I plead silently, hoping my puppy dog eyes will help out my case, but Flynn just shakes his head with a smile.
“Go Clara. We’ll be ok. I promise.”
“If you say so.” I grumble. “See you in the morning.”
“Drive safe.” He says, stepping out onto the porch. The sun is just starting to dip below the trees, and yet the heat hasn’t let up any.
“I will. Call me if you need anything. I mean it, Flynn.”
“Yes ma’am.” he smiles, dipping his head.
The drive back home is quiet. Over the past few days, I’ve grown accustomed to having someone constantly moving and talking around me, and I’m not so certain that the solitude that I found so freeing just a few short days ago is what I crave anymore. What I crave now is a sweet-smelling baby that makes faces in her sleep and has the longest eyelashes and fuzzy blonde hair. What I crave is a man who stands silently beside me and looks at his daughter and me with such a tender fascination it makes my heart melt and thighs clench. What I crave now is a family- one of my own.
I pull into my driveway and after extracting my tired body from the car, I make my way into the house
. I flip the light switch and an envelope on the island catches my eye. A cold sense of unease rolls through me I reach into my bag and grip the pepper spray I keep. I walk around and check all the windows and doors to make sure they are all secure before checking under beds and in closets. What I think I’m going to do if there is someone in here, I don’t know because I’ve honestly never been in a fight in my life, let alone thrown a punch. I go back downstairs, a little more confident knowing my house is empty and pick up the envelope. I should go to the police… but I can’t. If I do all of my dirty laundry will be aired, and it would ruin everything as soon as the first reporter descended upon Stockbridge.
With trembling fingers, I tear the seal on the envelope and pull out the contents. Inside there are a few pictures of me. One of me running, one of me at the hospital on the day Emma was born, and another of me sitting on the front porch. I pick up the slip of paper that had fluttered to the ground when I pulled out the photos.
“Did you think I wouldn’t find you, Elizabeth? There’s not a place you can go that I won’t find you. Oh, the things I’ll do to you.”

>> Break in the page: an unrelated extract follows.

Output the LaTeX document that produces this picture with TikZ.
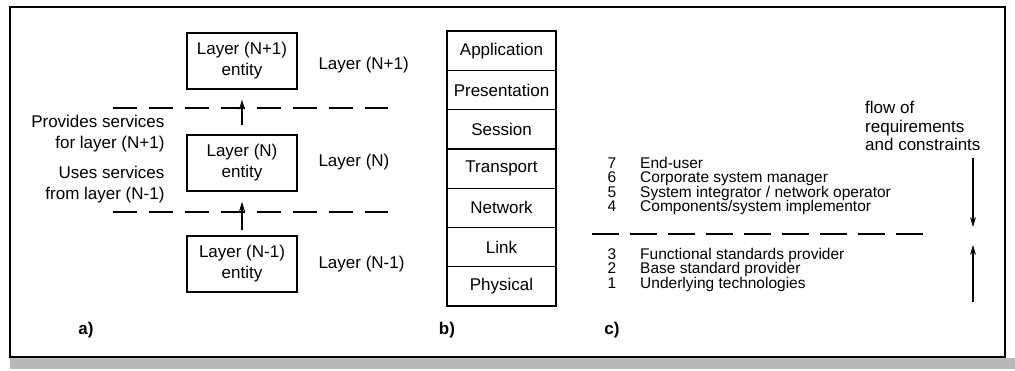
\documentclass[tikz,border=0pt]{standalone}
\usepackage{fontspec}
\setmainfont{Liberation Sans}
\usetikzlibrary{arrows.meta}

\begin{document}
\begin{tikzpicture}[x=1pt,y=-1pt,
    font=\fontsize{17}{21}\selectfont,
    entitybox/.style={draw,line width=1.3pt,minimum width=110pt,minimum height=56pt,align=center,inner sep=0pt},
    osibox/.style={draw,line width=1.3pt,minimum width=109pt,minimum height=39.3pt,inner sep=0pt},
    rolerow/.style={font=\fontsize{15.5}{17}\selectfont,inner sep=0pt},
    upflow/.style={line width=1.2pt,-{Stealth[length=10pt,width=6pt]}},
    splitline/.style={line width=1.3pt,dash pattern=on 24pt off 12pt}]

    % Fix the size of the page
    \useasboundingbox (0,0) rectangle (1015,370);

    % Outer frame and scanned shadow at the bottom
    \fill[gray!55] (10,358) rectangle (1015,369);
    \draw[line width=2pt] (10,7) rectangle (1005,357);

    % a) layer entities
    \node[entitybox] (upper) at (242,61) {Layer (N+1)\\entity};
    \node[entitybox] (middle) at (242,163) {Layer (N)\\entity};
    \node[entitybox] (lower) at (242,264) {Layer (N-1)\\entity};

    \node[anchor=base west] (upperlabel) at (315,69) {Layer (N+1)};
    \node[anchor=base west] (middlelabel) at (315,166) {Layer (N)};
    \node[anchor=base west] (lowerlabel) at (315,268) {Layer (N-1)};

    \node[anchor=east,align=right] (provides) at (168,134) {Provides services\\for layer (N+1)};
    \node[anchor=east,align=right] (uses) at (168,185) {Uses services\\from layer (N-1)};

    % Layer borders
    \draw[splitline] (113,108) -- (388,108);
    \draw[splitline] (113,212) -- (388,212);

    % Service arrows
    \draw[upflow,shorten <=9pt,shorten >=10pt] (middle.north) -- (upper.south);
    \draw[upflow,shorten <=5pt,shorten >=10pt] (lower.north) -- (middle.south);

    \node[anchor=base,font=\fontsize{17}{21}\selectfont\bfseries] (tagA) at (86,334) {a)};

    % b) seven layer stack
    \foreach \name [count=\i] in {Application,Presentation,Session,Transport,Network,Link,Physical}
        \node[osibox] (osi\i) at (501.5,{31+39.3*(\i-0.5)}) {\name};

    \node[anchor=base,font=\fontsize{17}{21}\selectfont\bfseries] (tagB) at (447,334) {b)};

    % c) roles
    \foreach \num/\role/\y in {7/End-user/168,6/Corporate system manager/182.5,
            5/{System integrator / network operator}/197,4/{Components/system implementor}/211.5,
            3/Functional standards provider/259,2/Base standard provider/273.5,1/Underlying technologies/288} {
        \node[rolerow,anchor=base] (num\num) at (612,\y) {\num};
        \node[rolerow,anchor=base west] (role\num) at (640,\y) {\role};
    }

    \draw[line width=1.3pt,dash pattern=on 27pt off 11pt] (592,234) -- (928,234);

    \node[anchor=base west,inner sep=0pt] (flow1) at (865,113) {flow of};
    \node[anchor=base west,inner sep=0pt] (flow2) at (865,132) {requirements};
    \node[anchor=base west,inner sep=0pt] (flow3) at (865,150) {and constraints};

    % Flow arrows
    \coordinate (downstart) at (973,158);
    \coordinate (downend) at (973,227);
    \coordinate (upstart) at (973,302);
    \coordinate (upend) at (973,245);
    \draw[upflow] (downstart) -- (downend);
    \draw[upflow] (upstart) -- (upend);

    \node[anchor=base,font=\fontsize{17}{21}\selectfont\bfseries] (tagC) at (612,334) {c)};

\end{tikzpicture}
\end{document}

It’s happening again. I know it is. He’s back. They’re the same creepy notes that I received five years ago, just as In Lights was taking off. I only had one encounter with the man who wrote them. Although brief, it’s be forever committed to memory. I thought I was going to die in that parking lot. Thank god, my brother was meeting me that night. If he hadn’t pulled in when he did, I don’t know what my fate would have been.
How he found me, I don’t know. I haven’t received a note or a photo in over five years. After the parking lot encounter, it all came to a sudden stop and I finally let myself believe it was over… that he’d moved on from his obsession. But now it’s happening again, but this time he’s inside my house and I don’t have security systems or a team of body guards that follow me nearly everywhere I go.